Speaker: Professor Leslie SCHOOP

Institution: Department of Chemistry, Princeton University

Host by: Prof. Haibin SU



Initiated by the discovery of topological insulators, topologically non-trivial materials have attracted immense interest in the physics community in the past decade. One of the latest additions to the field, the material class of topological semimetals, has grown at an extremely fast rate . While the prototype of a topological semimetal, graphene, has been known for a while, the first 3D analogues of graphene have only been discovered recently. This review, written from a chemistry perspective, intends to make the growing field of topological semimetals accessible to the wider community of materials scientists and scholars from related disciplines. To this end, we describe key features of topological semimetals, embedded in their electronic structure, and how they can be achieved based on chemical principles. We introduce the different classes of topological semimetals and review their salient representatives. Finally, selected properties and potential applications of these materials are discussed.


About the speaker

Dr. Schoop received her Diploma in Chemistry from Johannes Gutenberg University (2010) and PhD in Chemistry from Princeton University (2014).
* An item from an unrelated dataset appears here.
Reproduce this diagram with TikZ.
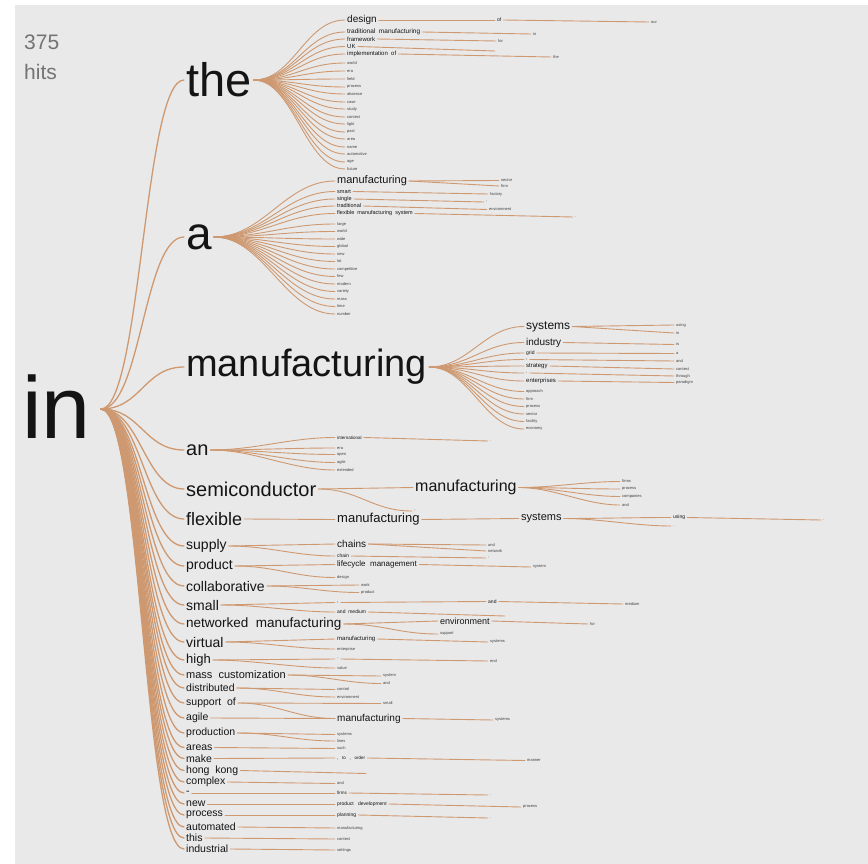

She then went on to work as a Minerva fast-track fellow under Professor Bettina Lotsch at the Max Planck Institute for Solid State Research (2015-2017). Dr. Schoop joined the Princeton University Department of Chemistry Faculty in 2017. In 2019 she won the Beckman Young Investigator award. The Schoop Lab is working at the interface of chemistry and physics, using chemical principles to find new materials with exotic physical properties.